SUPPLIED INFORMATION
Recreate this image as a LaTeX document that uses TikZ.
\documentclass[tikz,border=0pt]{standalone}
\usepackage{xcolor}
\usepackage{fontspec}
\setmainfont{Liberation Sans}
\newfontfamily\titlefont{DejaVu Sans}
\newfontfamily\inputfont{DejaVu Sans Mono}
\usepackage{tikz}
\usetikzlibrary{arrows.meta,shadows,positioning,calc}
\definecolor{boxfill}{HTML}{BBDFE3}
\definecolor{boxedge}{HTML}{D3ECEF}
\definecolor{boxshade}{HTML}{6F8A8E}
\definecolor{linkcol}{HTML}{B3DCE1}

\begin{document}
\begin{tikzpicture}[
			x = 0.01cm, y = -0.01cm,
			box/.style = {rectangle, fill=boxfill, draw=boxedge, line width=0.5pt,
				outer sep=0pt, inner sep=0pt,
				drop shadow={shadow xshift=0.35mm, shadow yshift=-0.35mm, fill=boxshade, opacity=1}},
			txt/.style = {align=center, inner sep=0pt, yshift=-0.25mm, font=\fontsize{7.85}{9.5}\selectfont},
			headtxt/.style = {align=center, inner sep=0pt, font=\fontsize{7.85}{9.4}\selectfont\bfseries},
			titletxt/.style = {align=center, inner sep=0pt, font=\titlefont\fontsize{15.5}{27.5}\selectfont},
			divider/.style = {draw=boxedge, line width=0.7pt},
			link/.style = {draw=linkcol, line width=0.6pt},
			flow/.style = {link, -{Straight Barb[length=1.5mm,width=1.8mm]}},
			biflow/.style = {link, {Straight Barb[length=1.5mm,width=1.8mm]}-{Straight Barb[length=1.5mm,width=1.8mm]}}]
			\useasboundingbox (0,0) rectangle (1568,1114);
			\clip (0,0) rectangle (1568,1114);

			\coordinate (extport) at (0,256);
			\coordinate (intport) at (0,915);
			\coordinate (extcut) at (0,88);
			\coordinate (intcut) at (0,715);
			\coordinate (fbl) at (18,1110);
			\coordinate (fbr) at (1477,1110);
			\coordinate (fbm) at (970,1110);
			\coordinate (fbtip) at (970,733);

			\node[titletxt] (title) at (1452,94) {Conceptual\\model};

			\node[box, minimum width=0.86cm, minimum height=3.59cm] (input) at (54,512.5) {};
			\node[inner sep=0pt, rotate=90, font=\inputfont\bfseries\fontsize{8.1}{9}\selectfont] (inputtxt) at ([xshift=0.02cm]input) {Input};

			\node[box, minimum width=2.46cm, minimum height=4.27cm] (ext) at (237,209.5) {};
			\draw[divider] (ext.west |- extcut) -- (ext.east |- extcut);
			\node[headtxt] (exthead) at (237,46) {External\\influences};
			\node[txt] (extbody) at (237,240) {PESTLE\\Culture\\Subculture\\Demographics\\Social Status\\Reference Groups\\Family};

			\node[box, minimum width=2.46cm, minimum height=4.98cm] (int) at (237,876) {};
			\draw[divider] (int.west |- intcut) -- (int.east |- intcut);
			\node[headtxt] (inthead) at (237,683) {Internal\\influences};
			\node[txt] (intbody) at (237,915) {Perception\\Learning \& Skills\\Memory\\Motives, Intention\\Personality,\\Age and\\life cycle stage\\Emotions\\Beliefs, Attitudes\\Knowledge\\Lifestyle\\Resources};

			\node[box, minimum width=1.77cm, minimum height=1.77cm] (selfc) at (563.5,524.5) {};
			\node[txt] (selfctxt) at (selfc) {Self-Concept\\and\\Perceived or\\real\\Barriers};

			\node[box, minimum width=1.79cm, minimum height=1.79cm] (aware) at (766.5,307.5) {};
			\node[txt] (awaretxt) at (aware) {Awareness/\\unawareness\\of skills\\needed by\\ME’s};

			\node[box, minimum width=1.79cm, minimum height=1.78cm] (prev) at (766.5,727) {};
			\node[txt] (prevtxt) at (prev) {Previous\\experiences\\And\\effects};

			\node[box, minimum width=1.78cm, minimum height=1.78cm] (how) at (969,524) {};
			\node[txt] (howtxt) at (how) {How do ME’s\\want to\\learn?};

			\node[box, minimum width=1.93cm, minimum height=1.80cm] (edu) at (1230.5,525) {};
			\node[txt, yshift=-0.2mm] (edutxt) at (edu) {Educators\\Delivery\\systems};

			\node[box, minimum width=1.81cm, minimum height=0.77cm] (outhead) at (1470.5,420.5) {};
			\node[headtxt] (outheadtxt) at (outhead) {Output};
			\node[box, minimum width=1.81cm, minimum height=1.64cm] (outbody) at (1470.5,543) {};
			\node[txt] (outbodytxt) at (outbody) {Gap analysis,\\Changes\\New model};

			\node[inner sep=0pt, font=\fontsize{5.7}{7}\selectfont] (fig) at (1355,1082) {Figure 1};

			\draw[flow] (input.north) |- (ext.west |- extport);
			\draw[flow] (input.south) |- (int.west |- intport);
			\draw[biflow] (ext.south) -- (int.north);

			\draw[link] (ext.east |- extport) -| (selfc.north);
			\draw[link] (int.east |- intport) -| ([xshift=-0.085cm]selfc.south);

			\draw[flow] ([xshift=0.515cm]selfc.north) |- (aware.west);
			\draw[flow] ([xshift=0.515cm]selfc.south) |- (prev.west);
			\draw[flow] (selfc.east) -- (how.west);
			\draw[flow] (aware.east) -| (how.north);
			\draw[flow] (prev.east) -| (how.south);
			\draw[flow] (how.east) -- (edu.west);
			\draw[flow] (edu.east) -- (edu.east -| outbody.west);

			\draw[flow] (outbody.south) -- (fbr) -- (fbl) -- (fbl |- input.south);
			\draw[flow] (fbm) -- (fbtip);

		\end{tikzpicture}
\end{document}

WHAT YOU SHOULD DO
Output all of the data again. Match it exactly.

REPLY
Recreate this image as a LaTeX document that uses TikZ.
\documentclass[tikz,border=0pt]{standalone}
\usepackage{xcolor}
\usepackage{fontspec}
\setmainfont{Liberation Sans}
\newfontfamily\titlefont{DejaVu Sans}
\newfontfamily\inputfont{DejaVu Sans Mono}
\usepackage{tikz}
\usetikzlibrary{arrows.meta,shadows,positioning,calc}
\definecolor{boxfill}{HTML}{BBDFE3}
\definecolor{boxedge}{HTML}{D3ECEF}
\definecolor{boxshade}{HTML}{6F8A8E}
\definecolor{linkcol}{HTML}{B3DCE1}

\begin{document}
\begin{tikzpicture}[
			x = 0.01cm, y = -0.01cm,
			box/.style = {rectangle, fill=boxfill, draw=boxedge, line width=0.5pt,
				outer sep=0pt, inner sep=0pt,
				drop shadow={shadow xshift=0.35mm, shadow yshift=-0.35mm, fill=boxshade, opacity=1}},
			txt/.style = {align=center, inner sep=0pt, yshift=-0.25mm, font=\fontsize{7.85}{9.5}\selectfont},
			headtxt/.style = {align=center, inner sep=0pt, font=\fontsize{7.85}{9.4}\selectfont\bfseries},
			titletxt/.style = {align=center, inner sep=0pt, font=\titlefont\fontsize{15.5}{27.5}\selectfont},
			divider/.style = {draw=boxedge, line width=0.7pt},
			link/.style = {draw=linkcol, line width=0.6pt},
			flow/.style = {link, -{Straight Barb[length=1.5mm,width=1.8mm]}},
			biflow/.style = {link, {Straight Barb[length=1.5mm,width=1.8mm]}-{Straight Barb[length=1.5mm,width=1.8mm]}}]
			\useasboundingbox (0,0) rectangle (1568,1114);
			\clip (0,0) rectangle (1568,1114);

			\coordinate (extport) at (0,256);
			\coordinate (intport) at (0,915);
			\coordinate (extcut) at (0,88);
			\coordinate (intcut) at (0,715);
			\coordinate (fbl) at (18,1110);
			\coordinate (fbr) at (1477,1110);
			\coordinate (fbm) at (970,1110);
			\coordinate (fbtip) at (970,733);

			\node[titletxt] (title) at (1452,94) {Conceptual\\model};

			\node[box, minimum width=0.86cm, minimum height=3.59cm] (input) at (54,512.5) {};
			\node[inner sep=0pt, rotate=90, font=\inputfont\bfseries\fontsize{8.1}{9}\selectfont] (inputtxt) at ([xshift=0.02cm]input) {Input};

			\node[box, minimum width=2.46cm, minimum height=4.27cm] (ext) at (237,209.5) {};
			\draw[divider] (ext.west |- extcut) -- (ext.east |- extcut);
			\node[headtxt] (exthead) at (237,46) {External\\influences};
			\node[txt] (extbody) at (237,240) {PESTLE\\Culture\\Subculture\\Demographics\\Social Status\\Reference Groups\\Family};

			\node[box, minimum width=2.46cm, minimum height=4.98cm] (int) at (237,876) {};
			\draw[divider] (int.west |- intcut) -- (int.east |- intcut);
			\node[headtxt] (inthead) at (237,683) {Internal\\influences};
			\node[txt] (intbody) at (237,915) {Perception\\Learning \& Skills\\Memory\\Motives, Intention\\Personality,\\Age and\\life cycle stage\\Emotions\\Beliefs, Attitudes\\Knowledge\\Lifestyle\\Resources};

			\node[box, minimum width=1.77cm, minimum height=1.77cm] (selfc) at (563.5,524.5) {};
			\node[txt] (selfctxt) at (selfc) {Self-Concept\\and\\Perceived or\\real\\Barriers};

			\node[box, minimum width=1.79cm, minimum height=1.79cm] (aware) at (766.5,307.5) {};
			\node[txt] (awaretxt) at (aware) {Awareness/\\unawareness\\of skills\\needed by\\ME’s};

			\node[box, minimum width=1.79cm, minimum height=1.78cm] (prev) at (766.5,727) {};
			\node[txt] (prevtxt) at (prev) {Previous\\experiences\\And\\effects};

			\node[box, minimum width=1.78cm, minimum height=1.78cm] (how) at (969,524) {};
			\node[txt] (howtxt) at (how) {How do ME’s\\want to\\learn?};

			\node[box, minimum width=1.93cm, minimum height=1.80cm] (edu) at (1230.5,525) {};
			\node[txt, yshift=-0.2mm] (edutxt) at (edu) {Educators\\Delivery\\systems};

			\node[box, minimum width=1.81cm, minimum height=0.77cm] (outhead) at (1470.5,420.5) {};
			\node[headtxt] (outheadtxt) at (outhead) {Output};
			\node[box, minimum width=1.81cm, minimum height=1.64cm] (outbody) at (1470.5,543) {};
			\node[txt] (outbodytxt) at (outbody) {Gap analysis,\\Changes\\New model};

			\node[inner sep=0pt, font=\fontsize{5.7}{7}\selectfont] (fig) at (1355,1082) {Figure 1};

			\draw[flow] (input.north) |- (ext.west |- extport);
			\draw[flow] (input.south) |- (int.west |- intport);
			\draw[biflow] (ext.south) -- (int.north);

			\draw[link] (ext.east |- extport) -| (selfc.north);
			\draw[link] (int.east |- intport) -| ([xshift=-0.085cm]selfc.south);

			\draw[flow] ([xshift=0.515cm]selfc.north) |- (aware.west);
			\draw[flow] ([xshift=0.515cm]selfc.south) |- (prev.west);
			\draw[flow] (selfc.east) -- (how.west);
			\draw[flow] (aware.east) -| (how.north);
			\draw[flow] (prev.east) -| (how.south);
			\draw[flow] (how.east) -- (edu.west);
			\draw[flow] (edu.east) -- (edu.east -| outbody.west);

			\draw[flow] (outbody.south) -- (fbr) -- (fbl) -- (fbl |- input.south);
			\draw[flow] (fbm) -- (fbtip);

		\end{tikzpicture}
\end{document}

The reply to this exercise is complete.